Yes, back off. Sadly I had to go through the same thing. OW kicked my H out and he spent a good 3 months on my couch texting/sending you tube links/etc about how much he loves/misses her and how lonely he is without her.
Fast forward 2 months and he says he has no feelings for her anymore.
Me: 35 husband:39 Sons 16 and 11 from my first marriage Twins 5 (boy/girl) Daughter 3 Affair bomb 2/27/14 He moved in with ow 3/13/14 OW kicked him out 6/15/14 4/2016 he seeks help for sexual addiction
Firstly, I want to thank you for listening to me on Sunday. I've always said that I find it difficult to forgive you for your infidelities, but I can't imagine what [OMW] goes through seeing how determined [OM] was when he wanted to leave her. As I sat there on Sunday crying over my breakup, I know it was probably killing you to see me breaking down over another man. Thank you for being a good friend, standing by and listening to me. It means a lot actually.
Now that I've gathered my thoughts and emotions. I am ready to move on to the next step with our marriage.
I have always made it very clear my intentions. I know over and over, you keep saying, you will believe me once [OM] is out of the picture. I hope you now see my decision with us is not a result of meeting [OM]. Our marriage should have been dissolved long time ago, perhaps, never should have started. I want both of us to have the opportunity to have a new beginning, and find happiness again. If your happiness is to stay alone, continuously refining yourself, and focusing on the kids, that's great. For me, it is about focusing on the kids, my career, and rediscovering myself. There are a lot of things I want to try, but always felt I was prohibited to. I haven't thought everything through, I am taking it one day at a time, and one task at a time.
Despite all the disappointments, failure, anger I have towards our marriage, I have always loved our friendship. That was the basis to our beginning, and I hope for that reason, it is the basis how we will conclude our marriage. All the times where you were "absent" in our marriage, I am asking your help, pleading with you actually, to please work with me to make this as amicable as possible.
I have reviewed the divorce guidelines over the weekend when you were away. There are a lot of forms to fill out, timeline guidelines, etc. I think it would be good for us to sit down and go through it together. Since I am filing, you will be served by a State Marshall. Let's figure out how we can avoid this at your workplace.
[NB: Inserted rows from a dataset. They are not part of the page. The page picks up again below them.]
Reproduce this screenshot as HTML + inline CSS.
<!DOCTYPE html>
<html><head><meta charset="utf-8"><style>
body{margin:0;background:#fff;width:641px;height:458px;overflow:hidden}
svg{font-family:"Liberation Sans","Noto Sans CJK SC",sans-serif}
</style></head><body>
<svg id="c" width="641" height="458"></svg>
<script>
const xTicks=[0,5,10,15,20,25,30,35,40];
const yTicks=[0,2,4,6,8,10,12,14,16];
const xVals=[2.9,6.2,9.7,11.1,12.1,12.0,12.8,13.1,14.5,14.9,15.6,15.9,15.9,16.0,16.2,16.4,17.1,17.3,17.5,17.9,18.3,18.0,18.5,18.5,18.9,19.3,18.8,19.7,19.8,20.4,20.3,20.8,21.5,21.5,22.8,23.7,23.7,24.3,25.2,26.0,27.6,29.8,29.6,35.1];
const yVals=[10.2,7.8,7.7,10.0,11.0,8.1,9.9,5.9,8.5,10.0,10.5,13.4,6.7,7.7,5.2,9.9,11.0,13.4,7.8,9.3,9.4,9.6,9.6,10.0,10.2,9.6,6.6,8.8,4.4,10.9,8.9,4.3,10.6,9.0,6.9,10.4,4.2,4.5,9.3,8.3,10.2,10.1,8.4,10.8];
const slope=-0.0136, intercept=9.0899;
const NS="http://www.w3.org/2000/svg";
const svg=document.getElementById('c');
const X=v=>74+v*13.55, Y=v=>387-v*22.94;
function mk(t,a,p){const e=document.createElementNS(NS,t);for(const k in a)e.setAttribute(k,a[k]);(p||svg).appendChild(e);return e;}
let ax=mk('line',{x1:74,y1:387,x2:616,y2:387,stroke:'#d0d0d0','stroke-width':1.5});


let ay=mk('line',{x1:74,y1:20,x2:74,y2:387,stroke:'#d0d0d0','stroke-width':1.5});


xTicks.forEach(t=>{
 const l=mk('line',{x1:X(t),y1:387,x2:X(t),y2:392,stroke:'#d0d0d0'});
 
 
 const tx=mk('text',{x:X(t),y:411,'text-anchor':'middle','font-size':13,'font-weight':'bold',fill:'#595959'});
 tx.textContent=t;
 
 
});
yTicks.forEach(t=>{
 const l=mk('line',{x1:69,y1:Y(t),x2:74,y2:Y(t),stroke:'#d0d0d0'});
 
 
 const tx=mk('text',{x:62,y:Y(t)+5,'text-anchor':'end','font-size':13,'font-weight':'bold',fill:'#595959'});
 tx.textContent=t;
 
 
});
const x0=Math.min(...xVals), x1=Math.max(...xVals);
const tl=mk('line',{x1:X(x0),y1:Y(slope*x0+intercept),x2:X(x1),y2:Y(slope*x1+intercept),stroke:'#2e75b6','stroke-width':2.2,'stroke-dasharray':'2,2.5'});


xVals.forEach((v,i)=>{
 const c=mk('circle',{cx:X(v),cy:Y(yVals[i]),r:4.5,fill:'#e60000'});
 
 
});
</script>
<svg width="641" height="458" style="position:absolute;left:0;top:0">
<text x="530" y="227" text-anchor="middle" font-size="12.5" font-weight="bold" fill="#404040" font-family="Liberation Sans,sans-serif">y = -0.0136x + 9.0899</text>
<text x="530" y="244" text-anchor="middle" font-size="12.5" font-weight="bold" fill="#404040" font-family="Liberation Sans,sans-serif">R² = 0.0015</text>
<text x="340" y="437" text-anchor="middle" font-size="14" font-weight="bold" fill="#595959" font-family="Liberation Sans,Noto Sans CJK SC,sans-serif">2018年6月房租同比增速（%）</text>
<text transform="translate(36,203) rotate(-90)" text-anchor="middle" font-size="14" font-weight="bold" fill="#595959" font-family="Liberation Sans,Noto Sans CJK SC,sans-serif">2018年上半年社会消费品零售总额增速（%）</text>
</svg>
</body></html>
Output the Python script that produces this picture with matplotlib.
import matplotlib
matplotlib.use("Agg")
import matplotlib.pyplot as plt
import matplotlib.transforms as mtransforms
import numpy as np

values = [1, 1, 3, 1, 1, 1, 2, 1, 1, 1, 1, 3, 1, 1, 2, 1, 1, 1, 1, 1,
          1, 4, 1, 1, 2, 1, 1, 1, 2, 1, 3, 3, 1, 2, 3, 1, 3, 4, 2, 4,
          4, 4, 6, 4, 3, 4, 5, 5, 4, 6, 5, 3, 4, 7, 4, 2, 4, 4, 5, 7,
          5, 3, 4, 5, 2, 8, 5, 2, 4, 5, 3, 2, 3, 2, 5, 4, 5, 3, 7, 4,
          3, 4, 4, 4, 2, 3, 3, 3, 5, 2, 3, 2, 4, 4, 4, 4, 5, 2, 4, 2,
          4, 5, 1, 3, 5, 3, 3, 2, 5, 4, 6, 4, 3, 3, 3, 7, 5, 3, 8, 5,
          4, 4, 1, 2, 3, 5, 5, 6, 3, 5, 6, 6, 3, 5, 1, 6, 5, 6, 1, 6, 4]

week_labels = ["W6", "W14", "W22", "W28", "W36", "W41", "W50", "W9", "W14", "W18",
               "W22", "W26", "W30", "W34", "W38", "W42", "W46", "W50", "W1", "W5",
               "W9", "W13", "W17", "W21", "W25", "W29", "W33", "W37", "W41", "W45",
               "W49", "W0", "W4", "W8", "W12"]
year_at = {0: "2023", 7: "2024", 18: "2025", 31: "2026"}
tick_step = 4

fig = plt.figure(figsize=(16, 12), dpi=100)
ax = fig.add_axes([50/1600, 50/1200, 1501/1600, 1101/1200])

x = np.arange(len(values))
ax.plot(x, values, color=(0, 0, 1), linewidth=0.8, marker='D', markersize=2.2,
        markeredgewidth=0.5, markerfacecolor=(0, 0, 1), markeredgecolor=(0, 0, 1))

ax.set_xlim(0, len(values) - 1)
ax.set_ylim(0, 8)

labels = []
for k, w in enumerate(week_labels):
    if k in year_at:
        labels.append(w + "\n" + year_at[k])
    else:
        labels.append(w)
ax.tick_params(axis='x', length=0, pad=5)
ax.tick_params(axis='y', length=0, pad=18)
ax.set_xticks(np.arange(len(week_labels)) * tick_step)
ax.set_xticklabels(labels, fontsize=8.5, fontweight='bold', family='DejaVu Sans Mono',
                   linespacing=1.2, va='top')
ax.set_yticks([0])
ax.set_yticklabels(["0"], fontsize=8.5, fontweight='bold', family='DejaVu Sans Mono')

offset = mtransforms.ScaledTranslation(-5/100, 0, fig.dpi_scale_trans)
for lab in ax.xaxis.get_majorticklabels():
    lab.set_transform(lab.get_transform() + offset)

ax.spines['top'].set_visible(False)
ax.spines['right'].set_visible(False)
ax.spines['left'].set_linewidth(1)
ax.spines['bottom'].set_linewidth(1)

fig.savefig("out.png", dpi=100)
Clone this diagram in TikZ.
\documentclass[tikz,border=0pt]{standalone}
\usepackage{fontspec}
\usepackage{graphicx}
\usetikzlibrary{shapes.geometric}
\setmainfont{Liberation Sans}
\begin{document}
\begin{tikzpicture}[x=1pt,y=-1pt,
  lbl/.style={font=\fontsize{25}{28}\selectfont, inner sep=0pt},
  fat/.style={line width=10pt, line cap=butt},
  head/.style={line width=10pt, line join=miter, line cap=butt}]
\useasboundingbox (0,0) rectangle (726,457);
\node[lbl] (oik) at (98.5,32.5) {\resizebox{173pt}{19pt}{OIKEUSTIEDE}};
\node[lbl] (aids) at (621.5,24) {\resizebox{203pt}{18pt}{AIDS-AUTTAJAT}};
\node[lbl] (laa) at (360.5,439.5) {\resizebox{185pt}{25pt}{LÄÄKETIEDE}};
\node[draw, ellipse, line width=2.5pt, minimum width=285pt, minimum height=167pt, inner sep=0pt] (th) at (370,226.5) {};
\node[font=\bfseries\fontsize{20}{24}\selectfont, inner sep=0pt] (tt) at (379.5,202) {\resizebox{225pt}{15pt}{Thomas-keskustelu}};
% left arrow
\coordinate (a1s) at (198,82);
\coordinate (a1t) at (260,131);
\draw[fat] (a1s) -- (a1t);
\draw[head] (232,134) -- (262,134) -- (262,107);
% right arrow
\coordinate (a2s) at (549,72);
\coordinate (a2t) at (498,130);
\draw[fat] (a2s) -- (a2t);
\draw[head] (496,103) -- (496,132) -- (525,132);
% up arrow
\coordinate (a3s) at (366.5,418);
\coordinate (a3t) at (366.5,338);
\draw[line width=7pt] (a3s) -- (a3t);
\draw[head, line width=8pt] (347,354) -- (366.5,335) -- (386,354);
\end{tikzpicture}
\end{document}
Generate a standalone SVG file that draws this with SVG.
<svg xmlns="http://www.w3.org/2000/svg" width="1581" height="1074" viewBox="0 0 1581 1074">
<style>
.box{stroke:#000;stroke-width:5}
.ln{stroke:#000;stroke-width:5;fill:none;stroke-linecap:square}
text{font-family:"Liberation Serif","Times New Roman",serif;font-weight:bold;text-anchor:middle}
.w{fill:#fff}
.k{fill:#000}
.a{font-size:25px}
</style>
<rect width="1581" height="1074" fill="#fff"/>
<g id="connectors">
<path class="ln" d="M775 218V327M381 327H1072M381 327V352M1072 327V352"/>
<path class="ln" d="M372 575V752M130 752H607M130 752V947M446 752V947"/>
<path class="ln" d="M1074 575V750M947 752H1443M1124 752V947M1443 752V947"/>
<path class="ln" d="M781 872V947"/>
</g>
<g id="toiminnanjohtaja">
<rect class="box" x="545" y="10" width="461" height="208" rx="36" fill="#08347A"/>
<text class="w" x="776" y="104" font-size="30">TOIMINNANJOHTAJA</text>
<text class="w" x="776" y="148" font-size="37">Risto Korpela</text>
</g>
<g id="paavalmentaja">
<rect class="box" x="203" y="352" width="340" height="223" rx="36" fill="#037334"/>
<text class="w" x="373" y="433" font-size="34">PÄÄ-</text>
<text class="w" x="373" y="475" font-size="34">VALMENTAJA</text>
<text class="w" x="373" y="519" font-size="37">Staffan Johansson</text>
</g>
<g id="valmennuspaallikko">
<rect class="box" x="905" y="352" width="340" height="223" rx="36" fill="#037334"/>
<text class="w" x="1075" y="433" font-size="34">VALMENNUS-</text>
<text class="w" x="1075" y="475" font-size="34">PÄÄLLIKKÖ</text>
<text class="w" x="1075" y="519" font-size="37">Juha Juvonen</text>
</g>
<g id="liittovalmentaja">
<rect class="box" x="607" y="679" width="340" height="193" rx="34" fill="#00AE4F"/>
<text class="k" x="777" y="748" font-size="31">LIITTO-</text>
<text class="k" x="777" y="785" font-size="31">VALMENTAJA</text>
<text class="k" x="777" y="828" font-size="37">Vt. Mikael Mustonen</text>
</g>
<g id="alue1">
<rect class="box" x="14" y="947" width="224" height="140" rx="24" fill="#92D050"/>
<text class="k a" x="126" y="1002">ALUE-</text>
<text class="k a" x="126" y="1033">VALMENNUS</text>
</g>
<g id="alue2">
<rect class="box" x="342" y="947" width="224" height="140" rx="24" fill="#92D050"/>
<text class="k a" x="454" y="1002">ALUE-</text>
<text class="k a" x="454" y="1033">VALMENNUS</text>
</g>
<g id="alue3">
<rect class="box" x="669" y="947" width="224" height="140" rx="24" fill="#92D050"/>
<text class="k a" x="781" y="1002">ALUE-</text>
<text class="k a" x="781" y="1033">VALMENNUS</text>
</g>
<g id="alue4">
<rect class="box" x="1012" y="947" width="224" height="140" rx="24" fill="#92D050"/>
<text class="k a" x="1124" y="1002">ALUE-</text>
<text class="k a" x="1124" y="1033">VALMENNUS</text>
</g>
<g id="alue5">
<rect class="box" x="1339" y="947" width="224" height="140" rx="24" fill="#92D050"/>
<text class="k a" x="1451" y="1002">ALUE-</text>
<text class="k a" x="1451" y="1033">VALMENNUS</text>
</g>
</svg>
If we can spend quality time to calmly talk over the procedures before starting the filing, that would be ideal. There is a lot we need to go through and agree on the outcome.
Lastly, despite of everything that's happened, I will always be grateful to you as the father to our two wonderful kids. They are very lucky to have a father like you. Thank you!
M: 15 years BD: 6/25/14 EA/PA: starts 5/14/14 11/30/14 - A ends 5/15/15 - D is finalized. 11/28/15 - Start of new LTR with a wonderful woman (and still going strong)!
Hey Mindsin, I'm glad to hear the A is over but sorry to hear your W still focused on D. I'm not a vet but felt like I could weight in on this one because I've been doing this very same thing for the past couple months and at least think I've learned a couple things. I would not ignore that email. My response I think would be to ask when would be a good time and attend if convenient. I also have some thoughts below based on my experience with this.
First in my mind is, it doesn't help to refuse cooperation. Your W wants to press D and while you don't have to be the one to come up with a time to meet or help too much to move things a long, it doesn't help in my opinion to obviously drag your feet. Your W might feel you are trying to control her and it causes resentment. If you aren't available at certain times then don't go out of your way, but work it out like you would any business transaction or buying a house.
Second, keep your needs in mind at all times. In my weaker moments of the last year I've capitulated to things at times that I didn't want later and living with or taking back something you agreed to but didn't want will just irritate you regularly. Protect yourself in this at all times because its very hard to change what goes into the paperwork after its done.
Third, be calm during any discussions about D and try not to get drawn into R talk. My W has been very emotional the last month talking terms around S and visitation. She has said the most out of nowhere kind of things that caused me to jump into R talk which usually just gives her a reason to defend again. Its hard if not impossible to remain detached during these conversations but the more you can the stronger you will seem and more respected you will feel.
Just my 2 cents here. I hope its of some help. If she continues on the path you can't avoid D, but you can protect yourself in the outcome.
Last edited by Bunches; 12/02/1405:44 PM.
M: 36 W: 31 Married 9 yrs. T: 11 yrs. Son 8 yrs. (w/ Autism) Bomb Drop 10/22/13 Divorce final 6/15
In most states, you can "accept service" of the D papers. That is, you (and your L) can tell your W (and her L) that you will "accept service" rather than being served by a sheriff/marshal. She saves the cost of paying for the marshal, and it's a little more civilized. She can hand you or mail you the papers, and you return a notarized form saying you received them, all of which gets filed with the court.